Data lines
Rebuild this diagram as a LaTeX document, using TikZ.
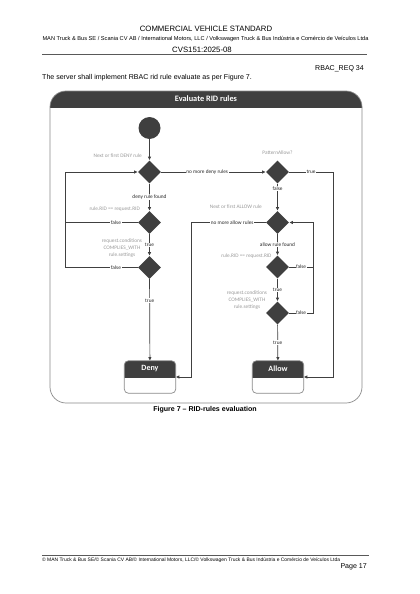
\documentclass[tikz,border=0pt]{standalone}
\usepackage{fontspec}
\setmainfont{Liberation Sans}
\newfontfamily\flowfont{Carlito}
\usetikzlibrary{arrows.meta,positioning,shapes.geometric}
\definecolor{bardark}{HTML}{3F3F3F}
\definecolor{framegray}{HTML}{8A8A8A}
\definecolor{notegray}{HTML}{9A9A9A}
\definecolor{linedark}{HTML}{404040}

\begin{document}
\begin{tikzpicture}[x=1pt,y=-1pt,
	decision/.style={diamond, fill=bardark, minimum width=23pt, minimum height=23pt, inner sep=0pt},
	startpoint/.style={circle, fill=bardark, minimum size=22pt, inner sep=0pt},
	statebox/.style={rectangle, minimum width=51pt, minimum height=32pt, inner sep=0pt},
	boxtitle/.style={text=white, font=\flowfont\bfseries\fontsize{8}{9}\selectfont, inner sep=0pt},
	flow/.style={draw=linedark, line width=0.7pt, -{Latex[length=3.6pt,width=3.4pt]}},
	link/.style={draw=linedark, line width=0.7pt},
	onlabel/.style={fill=white, text=black!85, font=\flowfont\fontsize{5.3}{6}\selectfont, inner sep=0.6pt},
	note/.style={text=notegray, font=\flowfont\fontsize{5.3}{6.7}\selectfont, inner sep=0pt, align=center},
	pagetext/.style={inner sep=0pt, font=\fontsize{7.05}{8}\selectfont}]

	\useasboundingbox[fill=white] (0,0) rectangle (420,594);

	\node[pagetext, anchor=base, font=\fontsize{7.76}{9}\selectfont] (stdtitle) at (206,31.8) {COMMERCIAL VEHICLE STANDARD};
	\node[pagetext, anchor=base, font=\fontsize{5.64}{6.5}\selectfont] (companies) at (205.5,41) {MAN Truck \& Bus SE / Scania CV AB / International Motors, LLC / Volkswagen Truck \& Bus Indústria e Comércio de Veículos Ltda};
	\node[pagetext, anchor=base, font=\fontsize{7.76}{9}\selectfont] (docid) at (202,52.8) {CVS151:2025-08};
	\draw[black!65, line width=0.8pt] (42,54.2) -- (367,54.2);
	\node[pagetext, anchor=base east] (reqid) at (364,70.5) {RBAC\_REQ 34};
	\node[pagetext, anchor=base west] (intro) at (42,79.5) {The server shall implement RBAC rid rule evaluate as per Figure 7.};

	\begin{scope}
		\clip (50,91) rectangle (362,107);
		\fill[bardark, rounded corners=16pt] (50,91) rectangle (362,403);
	\end{scope}
	\draw[framegray, line width=0.7pt, rounded corners=16pt] (50,91) rectangle (362,403);
	\node[boxtitle, font=\flowfont\bfseries\fontsize{8.3}{9}\selectfont] (figtitle) at (206,99) {Evaluate RID rules};

	\node[startpoint] (start) at (149.5,128) {};
	\node[decision] (denynext) at (149.5,172) {};
	\node[decision] (denyrid) at (149.5,222.5) {};
	\node[decision] (denycond) at (149.5,267.5) {};
	\node[decision] (pattern) at (277.5,172) {};
	\node[decision] (allownext) at (277.5,222.5) {};
	\node[decision] (allowrid) at (277.5,267) {};
	\node[decision] (allowcond) at (277.5,313) {};
	\node[statebox] (deny) at (150,377) {};
	\node[statebox] (allow) at (278,377) {};
	\coordinate (denyloop) at (65,267.5);
	\coordinate (denyin) at (191,377);
	\coordinate (allowloop) at (313,313);
	\coordinate (allowin) at (333,377);

	\foreach \boxname in {deny,allow} {
		\begin{scope}
			\clip (\boxname.north west) rectangle (\boxname.east);
			\fill[bardark, rounded corners=4pt] (\boxname.south west) rectangle (\boxname.north east);
		\end{scope}
		\draw[framegray, line width=0.7pt, rounded corners=4pt] (\boxname.south west) rectangle (\boxname.north east);
	}
	\node[boxtitle] (denytitle) at (150,369) {Deny};
	\node[boxtitle] (allowtitle) at (278,369) {Allow};

	\node[note, anchor=east] (denynextnote) at (142,156) {Next or first DENY rule};
	\node[note, anchor=east] (denyridnote) at (140,209) {rule.RID == request.RID};
	\node[note] (denycondnote) at (122,248) {request.conditions\\COMPLIES\_WITH\\rule.settings};
	\node[note] (patternnote) at (277.5,152.7) {PatternAllow?};
	\node[note, anchor=east] (allownextnote) at (262,206.7) {Next or first ALLOW rule};
	\node[note, anchor=east] (allowridnote) at (271.7,255.7) {rule.RID == request.RID};
	\node[note] (allowcondnote) at (247,300) {request.conditions\\COMPLIES\_WITH\\rule.settings};

	\draw[flow] (start) -- (denynext);
	\draw[flow] (denynext) -- node[onlabel, pos=0.44] (nodenylabel) {no more deny rules} (pattern);
	\draw[flow] (denynext) -- node[onlabel] (denyfoundlabel) {deny rule found} (denyrid);
	\draw[flow] (denyrid) -- node[onlabel] (denyridtrue) {true} (denycond);
	\draw[link] (denyrid) -- node[onlabel, pos=0.3] (denyridfalse) {false} (denyrid -| denyloop);
	\draw[flow] (denycond) -- node[onlabel, pos=0.3] (denycondfalse) {false} (denyloop) |- (denynext);
	\draw[flow] (denycond) -- node[onlabel, pos=0.26] (denycondtrue) {true} (deny);

	\draw[flow] (pattern) -- node[onlabel, pos=0.19] (patternfalse) {false} (allownext);
	\draw[flow] (pattern) -- node[onlabel] (patterntrue) {true} (pattern -| allowin) |- (allow);
	\draw[flow] (allownext) -- node[onlabel, pos=0.45] (noallowlabel) {no more allow rules} (allownext -| denyin) |- (deny);
	\draw[flow] (allownext) -- node[onlabel] (allowfoundlabel) {allow rule found} (allowrid);
	\draw[flow] (allowrid) -- node[onlabel] (allowridtrue) {true} (allowcond);
	\draw[link] (allowrid) -- node[onlabel] (allowridfalse) {false} (allowrid -| allowloop);
	\draw[flow] (allowcond) -- node[onlabel] (allowcondfalse) {false} (allowloop) |- (allownext);
	\draw[flow] (allowcond) -- node[onlabel] (allowcondtrue) {true} (allow);

	\node[pagetext, anchor=base, font=\bfseries\fontsize{7.05}{8}\selectfont] (caption) at (205,411.5) {Figure 7 – RID-rules evaluation};

	\draw[black!65, line width=0.6pt] (42,555) -- (369,555);
	\node[pagetext, anchor=base west, font=\fontsize{4.95}{6}\selectfont] (copyright) at (42,561) {© MAN Truck \& Bus SE/© Scania CV AB/© International Motors, LLC/© Volkswagen Truck \& Bus Indústria e Comércio de Veículos Ltda};
	\node[pagetext, anchor=base east] (pagenum) at (367,568.2) {Page 17};
\end{tikzpicture}
\end{document}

Problem
Transcribe the material exactly, and leave out whatever pictures it holds.

Task output
Rebuild this diagram as a LaTeX document, using TikZ.
\documentclass[tikz,border=0pt]{standalone}
\usepackage{fontspec}
\setmainfont{Liberation Sans}
\newfontfamily\flowfont{Carlito}
\usetikzlibrary{arrows.meta,positioning,shapes.geometric}
\definecolor{bardark}{HTML}{3F3F3F}
\definecolor{framegray}{HTML}{8A8A8A}
\definecolor{notegray}{HTML}{9A9A9A}
\definecolor{linedark}{HTML}{404040}

\begin{document}
\begin{tikzpicture}[x=1pt,y=-1pt,
	decision/.style={diamond, fill=bardark, minimum width=23pt, minimum height=23pt, inner sep=0pt},
	startpoint/.style={circle, fill=bardark, minimum size=22pt, inner sep=0pt},
	statebox/.style={rectangle, minimum width=51pt, minimum height=32pt, inner sep=0pt},
	boxtitle/.style={text=white, font=\flowfont\bfseries\fontsize{8}{9}\selectfont, inner sep=0pt},
	flow/.style={draw=linedark, line width=0.7pt, -{Latex[length=3.6pt,width=3.4pt]}},
	link/.style={draw=linedark, line width=0.7pt},
	onlabel/.style={fill=white, text=black!85, font=\flowfont\fontsize{5.3}{6}\selectfont, inner sep=0.6pt},
	note/.style={text=notegray, font=\flowfont\fontsize{5.3}{6.7}\selectfont, inner sep=0pt, align=center},
	pagetext/.style={inner sep=0pt, font=\fontsize{7.05}{8}\selectfont}]

	\useasboundingbox[fill=white] (0,0) rectangle (420,594);

	\node[pagetext, anchor=base, font=\fontsize{7.76}{9}\selectfont] (stdtitle) at (206,31.8) {COMMERCIAL VEHICLE STANDARD};
	\node[pagetext, anchor=base, font=\fontsize{5.64}{6.5}\selectfont] (companies) at (205.5,41) {MAN Truck \& Bus SE / Scania CV AB / International Motors, LLC / Volkswagen Truck \& Bus Indústria e Comércio de Veículos Ltda};
	\node[pagetext, anchor=base, font=\fontsize{7.76}{9}\selectfont] (docid) at (202,52.8) {CVS151:2025-08};
	\draw[black!65, line width=0.8pt] (42,54.2) -- (367,54.2);
	\node[pagetext, anchor=base east] (reqid) at (364,70.5) {RBAC\_REQ 34};
	\node[pagetext, anchor=base west] (intro) at (42,79.5) {The server shall implement RBAC rid rule evaluate as per Figure 7.};

	\begin{scope}
		\clip (50,91) rectangle (362,107);
		\fill[bardark, rounded corners=16pt] (50,91) rectangle (362,403);
	\end{scope}
	\draw[framegray, line width=0.7pt, rounded corners=16pt] (50,91) rectangle (362,403);
	\node[boxtitle, font=\flowfont\bfseries\fontsize{8.3}{9}\selectfont] (figtitle) at (206,99) {Evaluate RID rules};

	\node[startpoint] (start) at (149.5,128) {};
	\node[decision] (denynext) at (149.5,172) {};
	\node[decision] (denyrid) at (149.5,222.5) {};
	\node[decision] (denycond) at (149.5,267.5) {};
	\node[decision] (pattern) at (277.5,172) {};
	\node[decision] (allownext) at (277.5,222.5) {};
	\node[decision] (allowrid) at (277.5,267) {};
	\node[decision] (allowcond) at (277.5,313) {};
	\node[statebox] (deny) at (150,377) {};
	\node[statebox] (allow) at (278,377) {};
	\coordinate (denyloop) at (65,267.5);
	\coordinate (denyin) at (191,377);
	\coordinate (allowloop) at (313,313);
	\coordinate (allowin) at (333,377);

	\foreach \boxname in {deny,allow} {
		\begin{scope}
			\clip (\boxname.north west) rectangle (\boxname.east);
			\fill[bardark, rounded corners=4pt] (\boxname.south west) rectangle (\boxname.north east);
		\end{scope}
		\draw[framegray, line width=0.7pt, rounded corners=4pt] (\boxname.south west) rectangle (\boxname.north east);
	}
	\node[boxtitle] (denytitle) at (150,369) {Deny};
	\node[boxtitle] (allowtitle) at (278,369) {Allow};

	\node[note, anchor=east] (denynextnote) at (142,156) {Next or first DENY rule};
	\node[note, anchor=east] (denyridnote) at (140,209) {rule.RID == request.RID};
	\node[note] (denycondnote) at (122,248) {request.conditions\\COMPLIES\_WITH\\rule.settings};
	\node[note] (patternnote) at (277.5,152.7) {PatternAllow?};
	\node[note, anchor=east] (allownextnote) at (262,206.7) {Next or first ALLOW rule};
	\node[note, anchor=east] (allowridnote) at (271.7,255.7) {rule.RID == request.RID};
	\node[note] (allowcondnote) at (247,300) {request.conditions\\COMPLIES\_WITH\\rule.settings};

	\draw[flow] (start) -- (denynext);
	\draw[flow] (denynext) -- node[onlabel, pos=0.44] (nodenylabel) {no more deny rules} (pattern);
	\draw[flow] (denynext) -- node[onlabel] (denyfoundlabel) {deny rule found} (denyrid);
	\draw[flow] (denyrid) -- node[onlabel] (denyridtrue) {true} (denycond);
	\draw[link] (denyrid) -- node[onlabel, pos=0.3] (denyridfalse) {false} (denyrid -| denyloop);
	\draw[flow] (denycond) -- node[onlabel, pos=0.3] (denycondfalse) {false} (denyloop) |- (denynext);
	\draw[flow] (denycond) -- node[onlabel, pos=0.26] (denycondtrue) {true} (deny);

	\draw[flow] (pattern) -- node[onlabel, pos=0.19] (patternfalse) {false} (allownext);
	\draw[flow] (pattern) -- node[onlabel] (patterntrue) {true} (pattern -| allowin) |- (allow);
	\draw[flow] (allownext) -- node[onlabel, pos=0.45] (noallowlabel) {no more allow rules} (allownext -| denyin) |- (deny);
	\draw[flow] (allownext) -- node[onlabel] (allowfoundlabel) {allow rule found} (allowrid);
	\draw[flow] (allowrid) -- node[onlabel] (allowridtrue) {true} (allowcond);
	\draw[link] (allowrid) -- node[onlabel] (allowridfalse) {false} (allowrid -| allowloop);
	\draw[flow] (allowcond) -- node[onlabel] (allowcondfalse) {false} (allowloop) |- (allownext);
	\draw[flow] (allowcond) -- node[onlabel] (allowcondtrue) {true} (allow);

	\node[pagetext, anchor=base, font=\bfseries\fontsize{7.05}{8}\selectfont] (caption) at (205,411.5) {Figure 7 – RID-rules evaluation};

	\draw[black!65, line width=0.6pt] (42,555) -- (369,555);
	\node[pagetext, anchor=base west, font=\fontsize{4.95}{6}\selectfont] (copyright) at (42,561) {© MAN Truck \& Bus SE/© Scania CV AB/© International Motors, LLC/© Volkswagen Truck \& Bus Indústria e Comércio de Veículos Ltda};
	\node[pagetext, anchor=base east] (pagenum) at (367,568.2) {Page 17};
\end{tikzpicture}
\end{document}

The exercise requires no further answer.